Study of Structural and Magnetic Properties of Doped LuFeO3 for Phase shifting Application using DFT

Abstract

Lutetium iron oxide (LFO) is a type-II multiferroic material which exhibits ferroelectric and magnetic orders, making them interesting for various technological applications include spintronic, memory devices, sensors, and phase shifters. Shifting electric ordering makes LFO a promising material for phase shifting applications due to its unique ferroelectric behavior responsible for change in electronic properties i.e. dielectric constant. Doping strategy is one way to optimize the dielectric constant for specific phase shifting application. The primary aim of this research is to explore the structural and dielectric characteristics of La-doped h-LFO using DFT in CASTEP software. LFO, P63cm phase is investigated using first-principles calculations based on the GGA-PBE approximation with Hubbard U (GGA-PBE+ U) method in the frame of plane-wave pseudo-potential density functional theory (DFT). The indirect band gap of 0.54 eV is calculated from the band structure which converted into direct band gap with value 0.514 eV after doping lanthanum atom at A-site in LFO supercell. The reduction in band gap is due to increase in partial and total density of sates which have great influence on the electric and optical properties.
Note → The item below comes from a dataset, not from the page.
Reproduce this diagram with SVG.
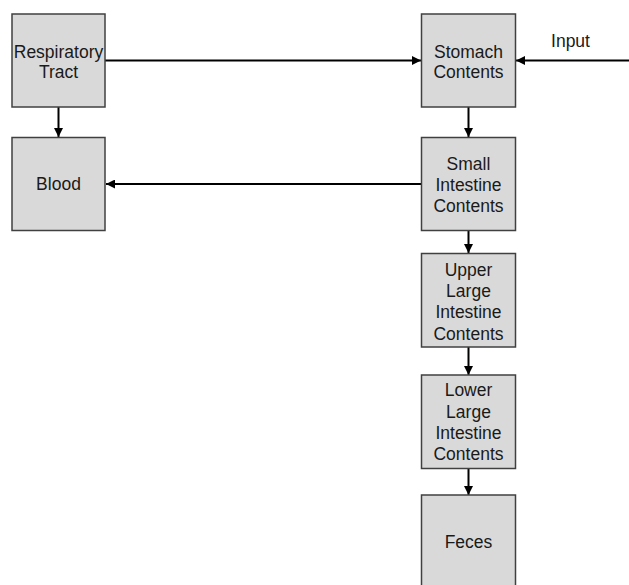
<svg xmlns="http://www.w3.org/2000/svg" width="629" height="585" viewBox="0 0 629 585">
<style>
.box{fill:#d9d9d9;stroke:#404040;stroke-width:1.5}
.t{font-family:"Liberation Sans",Arial,sans-serif;font-size:17.5px;fill:#1a1a1a;text-anchor:middle}
.c{stroke:#000;stroke-width:2;fill:none;marker-end:url(#ah)}
</style>
<defs>
<marker id="ah" viewBox="0 0 10 10" refX="10" refY="5" markerWidth="4.5" markerHeight="4.5" orient="auto" markerUnits="strokeWidth">
<path d="M0,0 L10,5 L0,10 z" fill="#000"/>
</marker>
</defs>
<rect width="629" height="585" fill="#fff"/>
<g id="connectors">
<path class="c" d="M105,60.5 H421"/>
<path class="c" d="M629,60.5 H516"/>
<path class="c" d="M58.5,107 V137"/>
<path class="c" d="M421,184 H106"/>
<path class="c" d="M468.5,107 V137"/>
<path class="c" d="M468.5,231 V253"/>
<path class="c" d="M468.5,347 V375"/>
<path class="c" d="M468.5,469 V495"/>
</g>
<g id="input-label"><text class="t" x="570.5" y="47">Input</text></g>
<g id="respiratory">
<rect class="box" x="12" y="14" width="93" height="93"/>
<text class="t" x="58.5" y="58">Respiratory</text>
<text class="t" x="58.5" y="78">Tract</text>
</g>
<g id="blood">
<rect class="box" x="12" y="137.5" width="93" height="93"/>
<text class="t" x="58.5" y="190">Blood</text>
</g>
<g id="stomach">
<rect class="box" x="421.5" y="14" width="94" height="93"/>
<text class="t" x="468.5" y="58">Stomach</text>
<text class="t" x="468.5" y="78">Contents</text>
</g>
<g id="small-intestine">
<rect class="box" x="421.5" y="137.5" width="94" height="93"/>
<text class="t" x="468.5" y="170">Small</text>
<text class="t" x="468.5" y="191">Intestine</text>
<text class="t" x="468.5" y="212">Contents</text>
</g>
<g id="upper-large">
<rect class="box" x="421.5" y="253.5" width="94" height="93.5"/>
<text class="t" x="468.5" y="275.5">Upper</text>
<text class="t" x="468.5" y="297">Large</text>
<text class="t" x="468.5" y="318">Intestine</text>
<text class="t" x="468.5" y="339.5">Contents</text>
</g>
<g id="lower-large">
<rect class="box" x="421.5" y="375" width="94" height="93.5"/>
<text class="t" x="468.5" y="396">Lower</text>
<text class="t" x="468.5" y="417.5">Large</text>
<text class="t" x="468.5" y="438.5">Intestine</text>
<text class="t" x="468.5" y="460">Contents</text>
</g>
<g id="feces">
<rect class="box" x="421.5" y="495" width="94" height="100"/>
<text class="t" x="468.5" y="548">Feces</text>
</g>
</svg>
Partial density of states shows increase in total density of states. Lanthanum contributes p-state in the valence band and small contribution from d-state in the conduction band. Substitution of La-atom at the A-site of LFO significantly decreases the dielectric constant from 19.2 to 18.7. A minimal change in electronic disorder is observed due to small difference in the oxidation states of the Lu3+ and La3+as the structure disorder associated with ionic size difference between dopant and substituted atom. The change in the refractive index is also observed from 4.38 to 4.32 and also reflectivity decreases from 0.634 to 0.627.